By Sarah Phelan
When Mayor Gavin Newsom and Sup. Bevan Dufty announced that they are thinking of holding Halloween at Pier 30-32 I was like, Pier Where? I walk along the Embarcadero on my way to work pretty much every day and I’ve never noticed a Pier 30 or a Pier 32, come to think of it. Today, I discovered why I couldn’t recall this elusive piece of pierdom: It’s actually a giant friggin' parking lot.
The lot begins at the base of the Bay Bridge, where Bryant Street spits onto the Embarcadero at Pier 28, the Hi Dive Bar and Red’s Java House, and sprawls all the way to Pier 36—which is opposite the Delancey Street Restaurant. (Did Gavin came up with this particularly bizarre relocation idea while gazing from the windows of Delancey Street, during one of his infamous faux rehab sessions, while SF was buzzing with rumors of his sex scandal with Ruby Rippey Tourk and people were posting Betray pictures of him all over?)
Wandering across the parking lot aka as Pier 30-32, I found myself breaking my earlier promise to not piss quite yet all over this alternative location to the annual Halloween in the Castro parade.
Sorry, Gavin and Bevan, but the parking Lot aka Pier 30-32 is utterly cold, forlorn, and lacking in even a smidgen of the kind of charismatic feng shui that would be necessary to lure revelers away from the warm inland delights of the Castro.

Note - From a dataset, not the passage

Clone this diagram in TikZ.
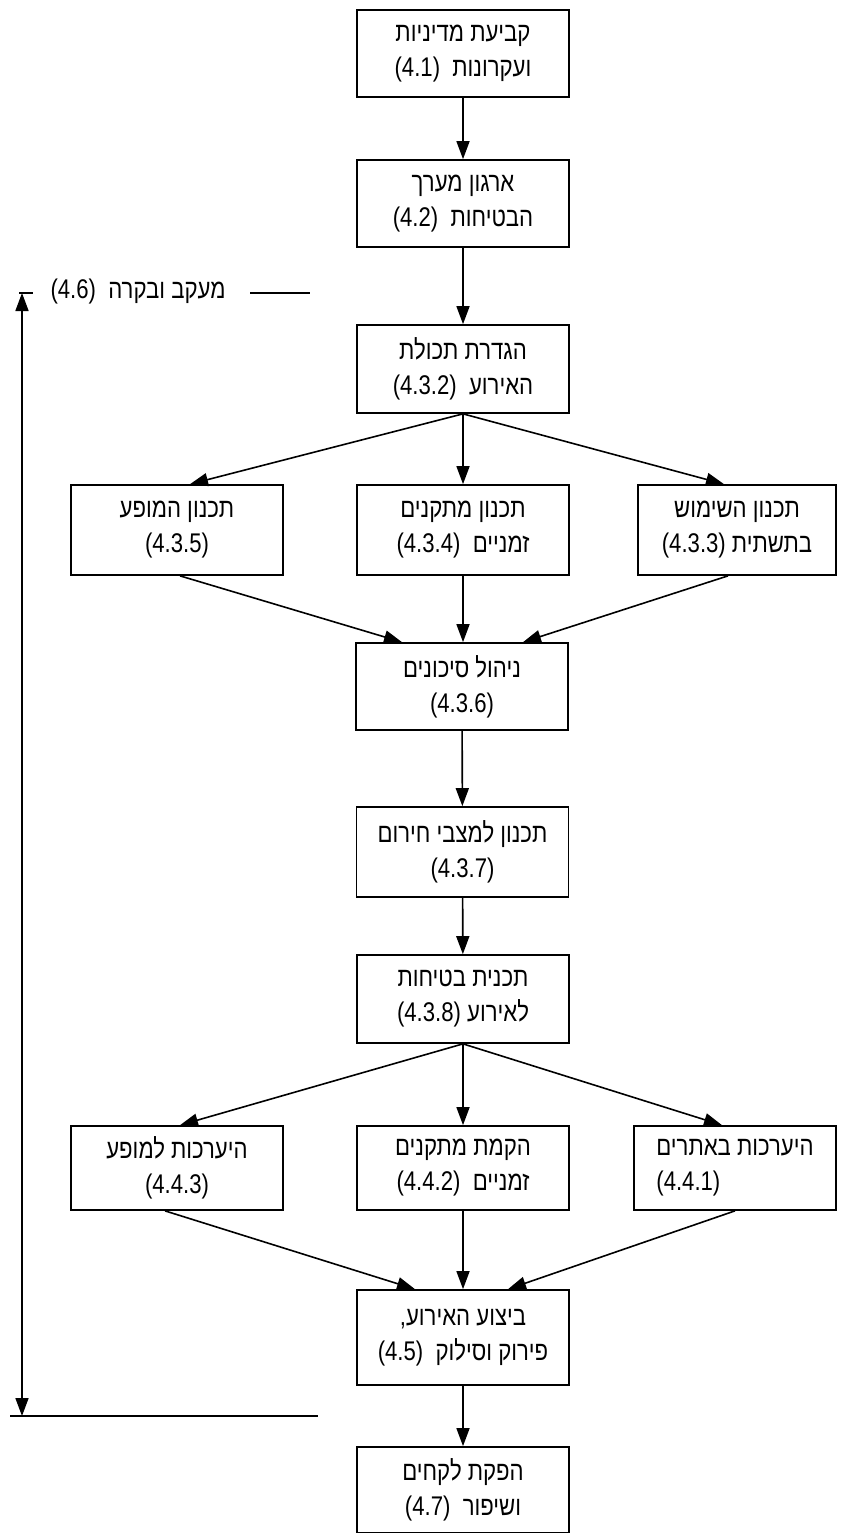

Hell, walking to the edge of this parking lot, which is ringed with rusting cleats (those metal fittings with two projecting horns around which a rope may be made fast), I had images of Halloween partyers being made to walk the plank by a bunch of pirates, or tripping over their Parrot of Telegraph Hill costumes and drowning in the Bay, weighted down by waterlogged feathers. Ditto for anyone dressed as a Chicken.
No, as I gazed across the Bay towards the loud flashing sign they’ve installed on the East Bay Side of the Bay Bridge, I just couldn’t imagine volunteering to being corralled here like cattle under giant search lights, against the backdrop of the roar of traffic from the Bay Bridge, come Halloween. Can you? Surely this isn't the best idea that the City could come up with after having had six months to deliberate on it?